RAPID CITY, S.D. — The COVID-19 pandemic has affected everyone in some way.
Farmers and ranchers certainly haven’t been exempt and looked to voice their concerns with legislators.
At the annual South Dakota Farm Bureau Convention, local area farmers and ranchers came together to voice their concerns with lobbyists who will bring the issues to legislators.
“It’s a grass-roots organization here to set policies for farmers and ranchers for what they think, you know, for the benefit for the whole farming and ranching community,” said Scot Eisenbraun, a District 6 Representative for South Dakota Farm Bureau.
Lieutenant Governor Larry Rhoden made an appearance and relayed what governor Kristi Noem and her team are working toward, including a plan that would help South Dakota ranchers to expand their market of sale. This could potentially help a cattle market that has seen significant loss.
“We have an opportunity to expand our local meat processing in South Dakota,” Rhoden said. “The ‘CIS’ Program (Co-Operative Instate Shipment of Beef), which allows out of state processors to sell beef across state lines, is a program that we think would move the needle a long ways in helping alleviate that situation.”

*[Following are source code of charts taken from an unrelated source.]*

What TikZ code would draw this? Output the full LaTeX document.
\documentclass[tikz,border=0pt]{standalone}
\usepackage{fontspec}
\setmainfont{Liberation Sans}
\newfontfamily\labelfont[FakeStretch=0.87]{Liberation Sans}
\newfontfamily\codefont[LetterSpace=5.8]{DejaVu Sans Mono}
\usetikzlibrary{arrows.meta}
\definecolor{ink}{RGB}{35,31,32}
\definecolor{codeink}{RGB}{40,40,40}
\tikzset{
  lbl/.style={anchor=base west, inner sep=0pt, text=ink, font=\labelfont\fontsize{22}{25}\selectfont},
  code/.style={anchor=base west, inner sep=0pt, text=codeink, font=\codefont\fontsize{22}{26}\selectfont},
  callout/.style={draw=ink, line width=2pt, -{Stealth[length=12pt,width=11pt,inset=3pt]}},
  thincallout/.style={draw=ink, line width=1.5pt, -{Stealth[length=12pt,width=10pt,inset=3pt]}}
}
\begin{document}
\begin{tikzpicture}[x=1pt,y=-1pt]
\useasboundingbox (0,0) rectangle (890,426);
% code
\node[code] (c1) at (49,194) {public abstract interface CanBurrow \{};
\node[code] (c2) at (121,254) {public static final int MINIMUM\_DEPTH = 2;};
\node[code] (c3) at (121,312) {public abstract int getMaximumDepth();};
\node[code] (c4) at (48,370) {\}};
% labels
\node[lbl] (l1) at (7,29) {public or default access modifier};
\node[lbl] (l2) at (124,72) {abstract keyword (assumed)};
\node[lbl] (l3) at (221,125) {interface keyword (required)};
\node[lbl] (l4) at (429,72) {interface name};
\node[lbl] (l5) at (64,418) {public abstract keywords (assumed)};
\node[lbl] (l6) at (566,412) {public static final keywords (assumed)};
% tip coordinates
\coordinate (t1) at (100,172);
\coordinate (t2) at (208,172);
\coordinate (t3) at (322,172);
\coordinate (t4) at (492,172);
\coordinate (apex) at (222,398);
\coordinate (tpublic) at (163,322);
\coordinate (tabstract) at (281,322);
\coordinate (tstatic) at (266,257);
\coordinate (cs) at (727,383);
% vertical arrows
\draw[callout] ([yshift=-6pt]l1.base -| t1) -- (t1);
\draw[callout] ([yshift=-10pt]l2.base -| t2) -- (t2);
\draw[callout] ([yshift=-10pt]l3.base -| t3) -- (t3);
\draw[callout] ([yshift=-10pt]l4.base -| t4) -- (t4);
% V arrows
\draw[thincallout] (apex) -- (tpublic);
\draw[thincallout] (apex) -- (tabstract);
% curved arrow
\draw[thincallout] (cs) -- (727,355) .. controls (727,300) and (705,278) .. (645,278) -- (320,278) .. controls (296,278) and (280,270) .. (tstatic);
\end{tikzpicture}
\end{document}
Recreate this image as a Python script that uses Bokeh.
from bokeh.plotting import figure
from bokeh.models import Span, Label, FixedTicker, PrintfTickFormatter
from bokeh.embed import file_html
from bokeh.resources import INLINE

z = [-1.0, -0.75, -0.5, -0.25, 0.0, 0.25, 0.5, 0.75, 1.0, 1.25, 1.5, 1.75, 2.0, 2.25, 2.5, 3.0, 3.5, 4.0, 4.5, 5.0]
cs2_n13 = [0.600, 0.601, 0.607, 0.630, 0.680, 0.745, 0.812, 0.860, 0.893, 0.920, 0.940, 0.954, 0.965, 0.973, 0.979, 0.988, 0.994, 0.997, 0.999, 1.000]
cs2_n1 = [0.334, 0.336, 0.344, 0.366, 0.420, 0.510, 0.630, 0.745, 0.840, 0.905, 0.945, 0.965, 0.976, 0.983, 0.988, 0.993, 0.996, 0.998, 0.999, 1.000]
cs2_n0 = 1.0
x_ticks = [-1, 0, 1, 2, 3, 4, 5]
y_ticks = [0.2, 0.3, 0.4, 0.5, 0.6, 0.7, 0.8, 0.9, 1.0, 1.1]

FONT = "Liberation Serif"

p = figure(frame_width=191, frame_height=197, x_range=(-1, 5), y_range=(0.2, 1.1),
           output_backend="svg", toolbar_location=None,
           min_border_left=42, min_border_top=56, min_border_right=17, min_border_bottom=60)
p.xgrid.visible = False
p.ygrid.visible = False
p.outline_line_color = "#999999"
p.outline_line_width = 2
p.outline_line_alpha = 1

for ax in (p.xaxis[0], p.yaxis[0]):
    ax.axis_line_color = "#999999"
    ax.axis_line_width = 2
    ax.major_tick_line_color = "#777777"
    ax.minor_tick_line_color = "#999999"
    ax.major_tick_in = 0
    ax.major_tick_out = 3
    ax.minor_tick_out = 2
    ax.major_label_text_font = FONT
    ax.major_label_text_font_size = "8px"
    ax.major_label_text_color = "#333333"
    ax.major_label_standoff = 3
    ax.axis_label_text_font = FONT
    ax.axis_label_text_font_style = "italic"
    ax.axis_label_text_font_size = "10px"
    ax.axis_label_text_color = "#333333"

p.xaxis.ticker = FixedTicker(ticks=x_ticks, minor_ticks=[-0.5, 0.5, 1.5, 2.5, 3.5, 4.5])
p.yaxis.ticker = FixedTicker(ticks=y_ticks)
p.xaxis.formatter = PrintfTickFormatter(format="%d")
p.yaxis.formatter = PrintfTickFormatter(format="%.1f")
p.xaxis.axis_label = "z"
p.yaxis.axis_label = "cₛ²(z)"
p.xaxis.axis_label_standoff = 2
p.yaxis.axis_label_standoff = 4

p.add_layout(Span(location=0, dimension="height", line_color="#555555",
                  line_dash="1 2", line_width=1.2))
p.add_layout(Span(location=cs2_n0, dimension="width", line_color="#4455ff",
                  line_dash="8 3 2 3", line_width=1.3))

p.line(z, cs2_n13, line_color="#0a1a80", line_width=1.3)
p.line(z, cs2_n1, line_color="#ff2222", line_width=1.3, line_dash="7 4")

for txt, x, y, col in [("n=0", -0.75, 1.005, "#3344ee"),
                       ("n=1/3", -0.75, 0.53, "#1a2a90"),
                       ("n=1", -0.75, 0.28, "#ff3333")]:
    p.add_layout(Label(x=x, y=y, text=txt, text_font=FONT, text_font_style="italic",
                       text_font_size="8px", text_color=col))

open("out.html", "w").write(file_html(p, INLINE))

The program is just another way to provide more opportunities for South Dakota producers.
“Right now meat processors are very busy, so it’s not a bottleneck, it’s not as big of an issue for them, but we’re very excited about opening markets for our producers and for our meat processors and this is a great avenue to do it,” said Hunter Roberts, the Department Secretary of the South Dakota Department of Environment Natural Resources (DENR).
Gov. Noem is also working on a meat processing program for small producers, which Noem and her staff hope would help the producers who have faced an increased demand since the pandemic began.